### What the exercise asks
Copy exactly the lines that run from the top of the listing to the line containing "p15_val, p15_err = 3364.45, 2.0", both ends included, and omit the pictures.
╔══
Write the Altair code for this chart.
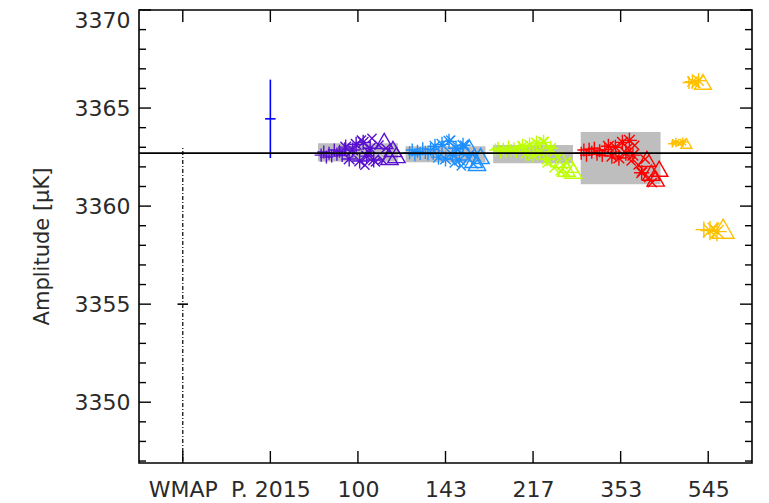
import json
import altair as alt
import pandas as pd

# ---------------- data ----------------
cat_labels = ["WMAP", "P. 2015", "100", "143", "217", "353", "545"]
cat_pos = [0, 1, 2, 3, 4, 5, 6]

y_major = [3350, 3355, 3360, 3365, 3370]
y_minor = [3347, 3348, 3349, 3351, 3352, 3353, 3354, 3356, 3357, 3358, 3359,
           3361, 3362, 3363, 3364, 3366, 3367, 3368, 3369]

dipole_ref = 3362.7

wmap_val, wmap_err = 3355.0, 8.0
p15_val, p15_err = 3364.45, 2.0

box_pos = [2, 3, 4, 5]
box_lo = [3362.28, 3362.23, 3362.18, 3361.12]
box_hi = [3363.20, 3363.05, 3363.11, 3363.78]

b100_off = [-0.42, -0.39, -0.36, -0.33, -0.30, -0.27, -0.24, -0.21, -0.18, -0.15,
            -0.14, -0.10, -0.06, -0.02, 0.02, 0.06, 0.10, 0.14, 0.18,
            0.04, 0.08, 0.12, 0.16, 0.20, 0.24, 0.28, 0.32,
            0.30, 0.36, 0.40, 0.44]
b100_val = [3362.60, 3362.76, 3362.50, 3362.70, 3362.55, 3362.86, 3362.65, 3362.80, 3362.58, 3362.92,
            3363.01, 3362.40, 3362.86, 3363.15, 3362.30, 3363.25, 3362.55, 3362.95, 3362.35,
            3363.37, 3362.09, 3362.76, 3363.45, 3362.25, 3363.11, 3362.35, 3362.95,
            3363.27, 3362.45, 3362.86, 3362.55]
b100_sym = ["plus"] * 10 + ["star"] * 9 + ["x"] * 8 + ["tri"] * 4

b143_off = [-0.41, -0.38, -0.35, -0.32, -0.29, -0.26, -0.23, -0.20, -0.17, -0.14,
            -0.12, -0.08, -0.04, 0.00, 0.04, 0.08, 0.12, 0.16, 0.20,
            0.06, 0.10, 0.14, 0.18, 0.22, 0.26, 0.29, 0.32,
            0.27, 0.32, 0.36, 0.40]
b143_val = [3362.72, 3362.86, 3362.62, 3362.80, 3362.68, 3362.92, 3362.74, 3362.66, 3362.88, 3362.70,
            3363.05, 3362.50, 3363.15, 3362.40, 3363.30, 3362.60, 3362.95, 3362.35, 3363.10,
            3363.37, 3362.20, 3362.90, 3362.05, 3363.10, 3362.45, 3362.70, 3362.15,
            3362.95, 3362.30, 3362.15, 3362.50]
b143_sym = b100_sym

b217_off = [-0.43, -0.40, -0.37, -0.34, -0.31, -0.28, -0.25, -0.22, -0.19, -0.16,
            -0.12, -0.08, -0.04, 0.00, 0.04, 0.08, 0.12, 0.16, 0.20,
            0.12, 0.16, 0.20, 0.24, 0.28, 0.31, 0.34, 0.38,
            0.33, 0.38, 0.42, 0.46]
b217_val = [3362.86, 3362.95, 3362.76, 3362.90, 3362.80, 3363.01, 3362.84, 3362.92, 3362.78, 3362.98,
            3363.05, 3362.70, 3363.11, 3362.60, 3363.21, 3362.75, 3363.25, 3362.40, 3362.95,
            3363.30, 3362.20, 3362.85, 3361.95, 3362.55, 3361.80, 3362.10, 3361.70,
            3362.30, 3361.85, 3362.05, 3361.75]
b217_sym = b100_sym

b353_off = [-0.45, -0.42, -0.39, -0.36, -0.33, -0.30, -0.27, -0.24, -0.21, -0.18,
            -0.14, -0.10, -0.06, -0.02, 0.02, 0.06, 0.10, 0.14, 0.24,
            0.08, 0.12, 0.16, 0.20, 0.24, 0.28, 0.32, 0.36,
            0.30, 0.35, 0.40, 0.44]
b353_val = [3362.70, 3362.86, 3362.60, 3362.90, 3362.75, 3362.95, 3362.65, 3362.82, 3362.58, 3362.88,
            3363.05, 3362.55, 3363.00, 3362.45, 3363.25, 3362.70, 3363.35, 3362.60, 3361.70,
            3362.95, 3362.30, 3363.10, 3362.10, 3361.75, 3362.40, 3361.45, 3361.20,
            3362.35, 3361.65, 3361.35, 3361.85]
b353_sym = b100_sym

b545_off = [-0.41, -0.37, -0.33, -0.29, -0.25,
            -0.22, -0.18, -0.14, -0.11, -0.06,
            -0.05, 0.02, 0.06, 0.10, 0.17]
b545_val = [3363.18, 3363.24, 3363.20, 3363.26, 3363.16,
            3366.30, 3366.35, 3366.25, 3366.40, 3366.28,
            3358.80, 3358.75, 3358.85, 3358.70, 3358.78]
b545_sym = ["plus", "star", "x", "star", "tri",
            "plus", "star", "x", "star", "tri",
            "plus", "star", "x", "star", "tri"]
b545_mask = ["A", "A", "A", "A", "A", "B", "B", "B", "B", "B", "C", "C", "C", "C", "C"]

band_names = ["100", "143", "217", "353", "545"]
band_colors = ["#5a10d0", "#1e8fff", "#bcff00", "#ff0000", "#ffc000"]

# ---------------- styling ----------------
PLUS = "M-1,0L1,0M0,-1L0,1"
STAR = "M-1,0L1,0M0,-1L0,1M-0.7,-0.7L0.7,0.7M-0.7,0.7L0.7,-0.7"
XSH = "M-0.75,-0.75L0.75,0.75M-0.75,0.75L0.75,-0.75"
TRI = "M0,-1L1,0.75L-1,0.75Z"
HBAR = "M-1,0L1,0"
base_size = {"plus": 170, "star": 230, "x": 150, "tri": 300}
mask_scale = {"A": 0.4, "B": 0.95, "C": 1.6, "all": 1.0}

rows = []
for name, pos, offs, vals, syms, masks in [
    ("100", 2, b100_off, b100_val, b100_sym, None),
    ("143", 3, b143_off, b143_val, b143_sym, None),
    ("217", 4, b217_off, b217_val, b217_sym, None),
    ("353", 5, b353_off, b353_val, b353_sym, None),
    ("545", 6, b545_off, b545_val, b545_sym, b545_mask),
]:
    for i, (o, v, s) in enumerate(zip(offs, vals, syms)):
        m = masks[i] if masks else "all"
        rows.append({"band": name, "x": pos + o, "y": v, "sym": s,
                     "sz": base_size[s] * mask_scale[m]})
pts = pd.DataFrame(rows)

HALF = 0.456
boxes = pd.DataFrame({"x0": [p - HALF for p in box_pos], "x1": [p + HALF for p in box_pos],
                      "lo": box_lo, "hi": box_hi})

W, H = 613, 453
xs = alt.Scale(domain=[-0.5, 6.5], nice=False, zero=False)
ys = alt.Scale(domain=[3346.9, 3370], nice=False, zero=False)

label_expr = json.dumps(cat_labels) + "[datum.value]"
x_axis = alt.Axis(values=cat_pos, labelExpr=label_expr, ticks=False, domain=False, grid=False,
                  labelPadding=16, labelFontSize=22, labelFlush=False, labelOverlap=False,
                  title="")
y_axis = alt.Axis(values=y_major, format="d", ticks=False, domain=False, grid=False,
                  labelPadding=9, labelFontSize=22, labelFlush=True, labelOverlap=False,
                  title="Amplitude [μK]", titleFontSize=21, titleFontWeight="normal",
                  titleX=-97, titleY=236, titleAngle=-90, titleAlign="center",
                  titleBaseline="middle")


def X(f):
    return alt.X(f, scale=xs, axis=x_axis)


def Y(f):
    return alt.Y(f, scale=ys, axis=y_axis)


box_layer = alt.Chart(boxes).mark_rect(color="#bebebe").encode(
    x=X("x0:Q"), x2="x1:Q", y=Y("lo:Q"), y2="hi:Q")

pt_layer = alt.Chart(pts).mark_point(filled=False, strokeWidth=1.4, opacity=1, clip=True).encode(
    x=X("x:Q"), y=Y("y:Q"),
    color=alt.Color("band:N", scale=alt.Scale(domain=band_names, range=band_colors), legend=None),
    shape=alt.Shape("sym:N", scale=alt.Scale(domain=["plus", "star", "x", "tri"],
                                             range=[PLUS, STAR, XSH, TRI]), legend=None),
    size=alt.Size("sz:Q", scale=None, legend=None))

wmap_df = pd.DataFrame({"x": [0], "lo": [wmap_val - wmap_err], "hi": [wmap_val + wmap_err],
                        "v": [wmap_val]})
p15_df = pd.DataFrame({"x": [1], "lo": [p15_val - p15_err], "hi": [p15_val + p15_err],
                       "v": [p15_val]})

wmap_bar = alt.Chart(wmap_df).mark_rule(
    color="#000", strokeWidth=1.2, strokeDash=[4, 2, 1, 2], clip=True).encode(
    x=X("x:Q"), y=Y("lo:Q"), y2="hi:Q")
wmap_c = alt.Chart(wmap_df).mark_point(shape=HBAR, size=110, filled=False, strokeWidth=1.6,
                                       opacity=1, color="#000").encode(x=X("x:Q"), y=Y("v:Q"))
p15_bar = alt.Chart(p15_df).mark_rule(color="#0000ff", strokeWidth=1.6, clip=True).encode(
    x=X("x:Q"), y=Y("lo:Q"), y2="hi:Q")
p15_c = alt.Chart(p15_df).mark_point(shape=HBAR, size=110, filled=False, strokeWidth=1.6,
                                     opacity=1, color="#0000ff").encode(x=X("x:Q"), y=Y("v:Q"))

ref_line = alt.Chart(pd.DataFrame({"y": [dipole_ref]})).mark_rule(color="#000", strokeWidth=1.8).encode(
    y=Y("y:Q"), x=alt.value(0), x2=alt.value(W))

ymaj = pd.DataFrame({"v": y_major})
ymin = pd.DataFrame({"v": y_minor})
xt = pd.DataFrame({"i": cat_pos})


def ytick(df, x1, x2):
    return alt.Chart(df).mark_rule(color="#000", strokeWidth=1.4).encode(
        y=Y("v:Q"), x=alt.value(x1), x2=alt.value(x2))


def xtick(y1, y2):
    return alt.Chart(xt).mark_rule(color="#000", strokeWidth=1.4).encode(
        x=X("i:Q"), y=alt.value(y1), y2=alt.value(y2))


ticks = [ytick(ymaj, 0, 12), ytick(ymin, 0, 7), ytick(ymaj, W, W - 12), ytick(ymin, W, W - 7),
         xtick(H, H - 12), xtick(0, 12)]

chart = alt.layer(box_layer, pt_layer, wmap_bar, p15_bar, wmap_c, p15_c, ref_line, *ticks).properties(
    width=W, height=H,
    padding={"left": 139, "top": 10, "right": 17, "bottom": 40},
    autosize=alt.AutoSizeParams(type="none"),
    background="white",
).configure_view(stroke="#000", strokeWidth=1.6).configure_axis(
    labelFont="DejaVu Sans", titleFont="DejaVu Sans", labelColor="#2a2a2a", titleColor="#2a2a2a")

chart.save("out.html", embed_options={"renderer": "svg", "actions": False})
╚══
### Solved exercise
Write the Altair code for this chart.
import json
import altair as alt
import pandas as pd

# ---------------- data ----------------
cat_labels = ["WMAP", "P. 2015", "100", "143", "217", "353", "545"]
cat_pos = [0, 1, 2, 3, 4, 5, 6]

y_major = [3350, 3355, 3360, 3365, 3370]
y_minor = [3347, 3348, 3349, 3351, 3352, 3353, 3354, 3356, 3357, 3358, 3359,
           3361, 3362, 3363, 3364, 3366, 3367, 3368, 3369]

dipole_ref = 3362.7

wmap_val, wmap_err = 3355.0, 8.0
p15_val, p15_err = 3364.45, 2.0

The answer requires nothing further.